A Word In Edgewise: Flying The Paranoid Skies



By the time this piece is published, yet another suspicious, (i.e., dark-haired, darkish-complexion) traveler may have been spotted and turned in to the authorities for questioning.

Most recently it was Guido Menzio, an Italian economics professor set to fly to Ontario, Canada, to give a speech at Queen’s University. Waiting for takeoff, Menzio worked on a differential equation. This so alarmed his seatmate, that the person turned him in. The plane taxied back and Menzio was grilled for two hours, delaying the entire flight.

In April, Khairuldeen Makhzoomi, a 26-year-old Iraqi refugee and UC Berkeley student, was escorted off a Southwest Airline flight after he was overheard saying inshallah (roughly translated as “God willing” in Arabic) on his cell phone to his uncle. Now, many people of various backgrounds and religions speak Arabic (4.23 percent worldwide) and most Muslims are not terrorists. America is not an English-speaking-only, Christianity-only nation, and there are no legal sanctions against speaking and worshiping as one wishes.

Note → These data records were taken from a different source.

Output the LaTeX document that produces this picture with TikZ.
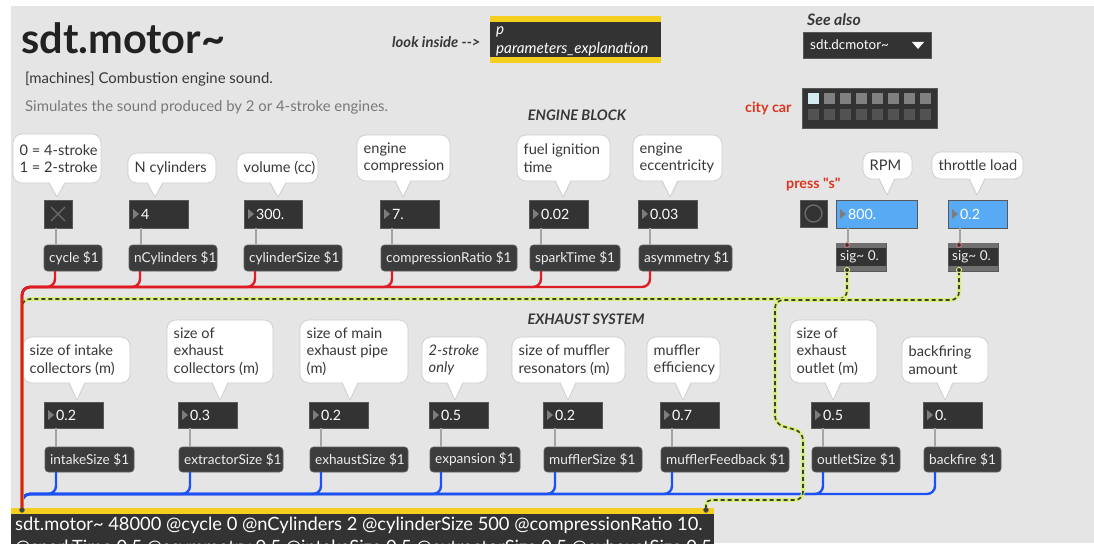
\documentclass[tikz,border=0pt]{standalone}
\usepackage{fontspec}
\setmainfont{Lato}
\newfontfamily\latoraw{Lato}[Ligatures=TeXOff]
\usetikzlibrary{fit}

\definecolor{bg}{RGB}{229,229,229}
\definecolor{boxdark}{RGB}{51,51,51}
\definecolor{boxedge}{RGB}{88,88,88}
\definecolor{msgfill}{RGB}{60,60,60}
\definecolor{msgedge}{RGB}{96,96,96}
\definecolor{msgtext}{RGB}{238,238,238}
\definecolor{bubedge}{RGB}{205,205,205}
\definecolor{bubtext}{RGB}{55,55,55}
\definecolor{desctext}{RGB}{120,120,120}
\definecolor{cabred}{RGB}{222,28,36}
\definecolor{cabblue}{RGB}{28,82,245}
\definecolor{cabgray}{RGB}{165,165,165}
\definecolor{siglight}{RGB}{214,240,120}
\definecolor{sigdark}{RGB}{60,62,50}
\definecolor{maxyellow}{RGB}{246,206,30}
\definecolor{numblue}{RGB}{88,170,245}
\definecolor{redlabel}{RGB}{222,52,30}
\definecolor{tricolor}{RGB}{125,125,125}
\definecolor{titletext}{RGB}{34,34,34}
\definecolor{bandgray}{RGB}{112,112,112}
\definecolor{inletred}{RGB}{232,120,120}
\definecolor{presettop}{RGB}{128,128,128}
\definecolor{presetbot}{RGB}{82,82,82}
\definecolor{presetsel}{RGB}{210,234,240}
\definecolor{glyphgray}{RGB}{108,108,108}
\definecolor{inletedge}{RGB}{90,90,90}
\definecolor{inletfill}{RGB}{60,60,60}

\newcommand\fsz[2]{\fontsize{#1}{#2}\selectfont}

% comment bubble: name, x1, y1, x2, y2, tip x, tip y, text
\newcommand\Bubble[8]{%
  \node[bubblebox, fit={(#2,#3) (#4,#5)}] (#1) {};
  \fill[white] (#6-7.5,#5-1) -- (#6,#7) -- (#6+7.5,#5-1) -- cycle;
  \draw[bubedge, line width=0.7pt, line join=round] (#6-8,#5) -- (#6,#7) -- (#6+8,#5);
  \node[btxt] (#1-t) at (#2+6.5, {(#3+#5)/2}) {#8};
}
% number box: name, x1, y1, x2, y2, text, fill colour
\newcommand\NumBox[7]{%
  \node[numbox, fill=#7, fit={(#2,#3) (#4,#5)}] (#1) {};
  \fill[tricolor] ([xshift=4pt,yshift=5pt]#1.west) -- ([xshift=4pt,yshift=-5pt]#1.west)
     -- ([xshift=10pt]#1.west) -- cycle;
  \node[ntxt] (#1-t) at ([xshift=12pt]#1.west) {#6};
  \path ([xshift=12pt]#1.south west) coordinate (#1-o);
}
% message box: name, x1, y1, x2, y2, text
\newcommand\MsgBox[6]{%
  \node[msgbox, fit={(#2,#3) (#4,#5)}] (#1) {};
  \node[mtxt] (#1-t) at ([xshift=5pt]#1.west) {#6};
  \path ([xshift=11pt]#1.south west) coordinate (#1-o);
}
% sig~ object box: name, x1, y1, x2, y2
\newcommand\SigBox[5]{%
  \node[numbox, fit={(#2,#3) (#4,#5)}] (#1) {};
  \fill[bandgray] (#1.north west) rectangle ([yshift=-5pt]#1.north east);
  \fill[bandgray] ([yshift=5pt]#1.south west) rectangle (#1.south east);
  \node[mtxt] (#1-t) at ([xshift=4pt]#1.west) {sig\textasciitilde{} 0.};
  \draw[inletred, line width=0.8pt, fill=boxdark] ([xshift=11pt,yshift=-2pt]#1.north west) circle (2.4pt);
  \path ([xshift=11pt]#1.south west) coordinate (#1-o);
}

\begin{document}
\begin{tikzpicture}[x=1pt,y=-1pt,
  bubblebox/.style={inner sep=0pt, outer sep=0pt, fill=white, draw=bubedge, line width=0.7pt, rounded corners=9pt},
  numbox/.style={inner sep=0pt, outer sep=0pt, fill=boxdark, draw=boxedge, line width=0.5pt},
  msgbox/.style={inner sep=0pt, outer sep=0pt, fill=msgfill, draw=msgedge, line width=0.6pt, rounded corners=3.5pt},
  btxt/.style={anchor=west, inner sep=0pt, text=bubtext, align=left, font=\fsz{14.6}{17.6}},
  ntxt/.style={anchor=west, inner sep=0pt, text=white, font=\fsz{14.2}{16}},
  mtxt/.style={anchor=west, inner sep=0pt, text=msgtext, font=\fsz{13.6}{16}},
  plain/.style={inner sep=0pt, text=bubtext},
  graycable/.style={draw=cabgray, line width=2.4pt},
  redcable/.style={draw=cabred, line width=2.4pt, rounded corners=8pt},
  bluecable/.style={draw=cabblue, line width=2.4pt, rounded corners=8pt},
  sigcable/.style={draw=sigdark, line width=1.6pt, dash pattern=on 4pt off 3pt, rounded corners=8pt,
    preaction={draw=siglight, line width=3.6pt, solid}},
]
\useasboundingbox (0,0) rectangle (1094,543);
\clip (0,0) rectangle (1094,543);
\fill[white] (0,0) rectangle (1094,543);
\fill[bg] (11,6) rectangle (1094,543);

% ---- header -------------------------------------------------------
\node[inner sep=0pt, anchor=base west, text=titletext, font=\bfseries\fsz{41.5}{44}] (title) at (21,53) {sdt.motor\textasciitilde};
\node[inner sep=0pt, anchor=base west, text=bubtext, font=\fsz{14.9}{17}] (tagline) at (25,83) {[machines] Combustion engine sound.};
\node[inner sep=0pt, anchor=base west, text=desctext, font=\fsz{14.9}{17}] (desc) at (25,111) {Simulates the sound produced by 2 or 4-stroke engines.};

\node[plain, anchor=west, font=\latoraw\bfseries\itshape\fsz{14.8}{16}] (look) at (392,42) {look inside -->};
\node[numbox, draw=none, fit={(490,16) (661,63)}] (patcher) {};
\fill[maxyellow] (patcher.north west) rectangle ([yshift=-6pt]patcher.north east);
\fill[maxyellow] ([yshift=6pt]patcher.south west) rectangle (patcher.south east);
\node[inner sep=0pt, anchor=west, text=white, font=\itshape\fsz{15.2}{16}] (patcher-a) at (496,32) {p};
\node[inner sep=0pt, anchor=west, text=white, font=\itshape\fsz{15.2}{16}] (patcher-b) at (496,49) {parameters\_explanation};

\node[plain, anchor=west, font=\bfseries\itshape\fsz{15.8}{17}] (seealso) at (807,20) {See also};
\node[numbox, fit={(803,32) (931,58)}] (dd) {};
\node[inner sep=0pt, anchor=west, text=white, font=\fsz{13.4}{16}] (dd-t) at (810,45) {sdt.dcmotor\textasciitilde};
\fill[white] ([xshift=-19pt,yshift=3pt]dd.east) -- ([xshift=-7pt,yshift=3pt]dd.east) -- ([xshift=-13pt,yshift=-4pt]dd.east) -- cycle;

\node[plain, anchor=west, text=redlabel, font=\bfseries\fsz{14.3}{16}] (citycar) at (745,108) {city car};
\node[numbox, fit={(802,88) (937,128)}] (preset) {};
\foreach \i in {0,...,7} {
  \fill[presettop] ({808+16*\i},93) rectangle ++(11,11);
  \fill[presetbot] ({808+16*\i},109) rectangle ++(11,11);
}
\fill[presetsel] (808,93) rectangle ++(11,11);

\node[plain, font=\bfseries\itshape\fsz{14.5}{16}] (engine) at (577,115) {ENGINE BLOCK};
\node[plain, font=\bfseries\itshape\fsz{14.5}{16}] (exhaust) at (586,319) {EXHAUST SYSTEM};
\node[plain, anchor=west, text=redlabel, font=\latoraw\bfseries\fsz{14.3}{16}] (press) at (786,185) {press "s"};

% ---- engine block row ----------------------------------------------
\Bubble{b1}{13}{134}{101}{183}{57}{197}{0 = 4-stroke\\1 = 2-stroke}
\Bubble{b2}{128}{153}{216}{183}{155}{197}{N cylinders}
\Bubble{b3}{237}{153}{318}{183}{278}{197}{volume (cc)}
\Bubble{b4}{357}{135}{450}{181}{403}{197}{engine\\compression}
\Bubble{b5}{517}{135}{610}{181}{563}{197}{fuel ignition\\time}
\Bubble{b6}{633}{135}{722}{181}{670}{197}{engine\\eccentricity}
\Bubble{b7}{863}{152}{912}{179}{887}{195}{RPM}
\Bubble{b8}{932}{152}{1023}{179}{977}{195}{throttle load}

\node[numbox, fit={(44,200) (72,228)}] (tog) {};
\draw[glyphgray, line width=1.4pt]
  ([shift={(-7pt,-7pt)}]tog.center) -- ([shift={(7pt,7pt)}]tog.center)
  ([shift={(-7pt,7pt)}]tog.center) -- ([shift={(7pt,-7pt)}]tog.center);
\path ([xshift=12pt]tog.south west) coordinate (tog-o);
\NumBox{n2}{129}{200}{188}{228}{4}{boxdark}
\NumBox{n3}{244}{200}{302}{228}{300.}{boxdark}
\NumBox{n4}{380}{200}{439}{228}{7.}{boxdark}
\NumBox{n5}{529}{200}{588}{228}{0.02}{boxdark}
\NumBox{n6}{638}{200}{697}{228}{0.03}{boxdark}
\node[numbox, fit={(800,200) (827,227)}] (btn) {};
\draw[glyphgray, line width=1.3pt] (btn.center) circle (8.5pt);
\NumBox{n7}{836}{200}{917}{228}{800.}{numblue}
\NumBox{n8}{948}{200}{1007}{228}{0.2}{numblue}

\MsgBox{m1}{44}{245}{102}{271}{cycle \$1}
\MsgBox{m2}{129}{245}{217}{271}{nCylinders \$1}
\MsgBox{m3}{244}{245}{342}{271}{cylinderSize \$1}
\MsgBox{m4}{381}{245}{517}{271}{compressionRatio \$1}
\MsgBox{m5}{530}{245}{620}{271}{sparkTime \$1}
\MsgBox{m6}{639}{245}{732}{271}{asymmetry \$1}
\SigBox{s1}{836}{243}{886}{271}
\SigBox{s2}{948}{243}{998}{271}

% ---- exhaust row ---------------------------------------------------
\Bubble{c1}{23}{337}{130}{383}{77}{400}{size of intake\\collectors (m)}
\Bubble{c2}{167}{320}{273}{383}{220}{400}{size of\\exhaust\\collectors (m)}
\Bubble{c3}{300}{320}{408}{383}{350}{400}{size of main\\exhaust pipe\\(m)}
\Bubble{c4}{422}{337}{487}{383}{455}{400}{\itshape 2-stroke\\\itshape only}
\Bubble{c5}{512}{337}{625}{383}{568}{400}{size of muffler\\resonators (m)}
\Bubble{c6}{647}{337}{720}{383}{683}{400}{muffler\\efficiency}
\Bubble{c7}{790}{320}{877}{383}{833}{400}{size of\\exhaust\\outlet (m)}
\Bubble{c8}{902}{337}{988}{383}{945}{400}{backfiring\\amount}

\NumBox{p1}{44}{402}{103}{428}{0.2}{boxdark}
\NumBox{p2}{178}{402}{237}{428}{0.3}{boxdark}
\NumBox{p3}{309}{402}{368}{428}{0.2}{boxdark}
\NumBox{p4}{429}{402}{488}{428}{0.5}{boxdark}
\NumBox{p5}{543}{402}{602}{428}{0.2}{boxdark}
\NumBox{p6}{660}{402}{719}{428}{0.7}{boxdark}
\NumBox{p7}{811}{402}{869}{428}{0.5}{boxdark}
\NumBox{p8}{923}{402}{982}{428}{0.}{boxdark}

\MsgBox{q1}{45}{447}{134}{472}{intakeSize \$1}
\MsgBox{q2}{179}{447}{283}{472}{extractorSize \$1}
\MsgBox{q3}{310}{447}{408}{472}{exhaustSize \$1}
\MsgBox{q4}{430}{447}{520}{472}{expansion \$1}
\MsgBox{q5}{544}{447}{642}{472}{mufflerSize \$1}
\MsgBox{q6}{661}{447}{789}{472}{mufflerFeedback \$1}
\MsgBox{q7}{812}{447}{900}{472}{outletSize \$1}
\MsgBox{q8}{924}{447}{1001}{472}{backfire \$1}

% ---- sdt.motor~ object -----------------------------------------------
\node[numbox, draw=none, fit={(11,508) (714,570)}] (motor) {};
\fill[maxyellow] (motor.north west) rectangle ([yshift=-6pt]motor.north east);
\node[inner sep=0pt, anchor=north west, text=white, align=left, font=\fsz{18.3}{22.5}] (motor-t) at (15,517)
  {sdt.motor\textasciitilde{} 48000 @cycle 0 @nCylinders 2 @cylinderSize 500 @compressionRatio 10.\\
   @sparkTime 0.5 @asymmetry 0.5 @intakeSize 0.5 @extractorSize 0.5 @exhaustSize 0.5};
\path ([xshift=11pt,yshift=-2pt]motor.north west) coordinate (in1);
\path ([xshift=-8pt,yshift=-2pt]motor.north east) coordinate (in2);

% ---- patch cords -------------------------------------------------------
\draw[graycable] (tog-o) -- (tog-o |- m1.north);
\foreach \n/\m in {n2/m2,n3/m3,n4/m4,n5/m5,n6/m6,n7/s1,n8/s2,
                   p1/q1,p2/q2,p3/q3,p4/q4,p5/q5,p6/q6,p7/q7,p8/q8}
  \draw[graycable] (\n-o) -- (\n-o |- \m.north);

\foreach \m in {q1,q2,q3,q4,q5,q6,q7,q8}
  \draw[bluecable] (\m-o) -- ++(0,22) -| (in1);

\draw[sigcable] (s1-o) -- ++(0,28) -| (in1);
\draw[sigcable] (s2-o) -- ++(0,29) -- (775,300) -- (775,424) -- (803,432) -- (803,500)
  [rounded corners=5pt] -- (in2 |- 0,500) -- (in2);

\foreach \m in {m1,m2,m3,m4,m5,m6}
  \draw[redcable] (\m-o) -- ++(0,16) -| (in1);

\foreach \s in {s1,s2}
  \draw[siglight, line width=0.9pt, fill=boxdark] ([yshift=1pt]\s-o) circle (2.6pt);
\foreach \c in {in1,in2}
  \draw[inletedge, line width=0.6pt, fill=inletfill] (\c) circle (2.4pt);
\end{tikzpicture}
\end{document}
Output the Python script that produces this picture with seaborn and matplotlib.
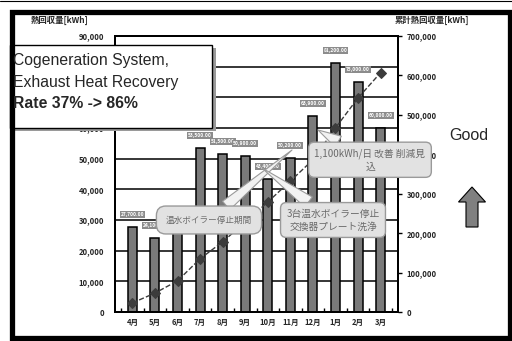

I wouldn’t recognize a differential equation if I fell over it, being more of a “one, two, many” kind of guy, but more power to the folks who can handle them. Numerals as we know them are of Hindu-Arabic origin and ultimately gave us our cell phones and the Hubble telescope.

Languages are marvelous structures giving insights into other thoughts and cultures. I just finished a semester of Dutch and wonder, were I dark-complected, if that would sound terroristic to my seatmate on my upcoming flight to Amsterdam? I’m saddened by and afraid of this insularity and pride of ignorance being promoted in our country. Marc Fumaroli’s 2011 book, When the World Spoke French, recounts that time in the 18th century when French was the connecting thread worldwide, back when our own multilingual Ben Franklin was the toast of Paris. Today, in America, citizens are routinely threatened, beaten — and worse — for speaking a language other than English.

Why, I ask you, is it never the hysterical seatmate that is escorted off the plane and questioned for hours before being allowed to continue his journey? The information they divulge could be useful in profiling bigots, who, in turn, could be booked together onto special flights, or kept out of the skies altogether.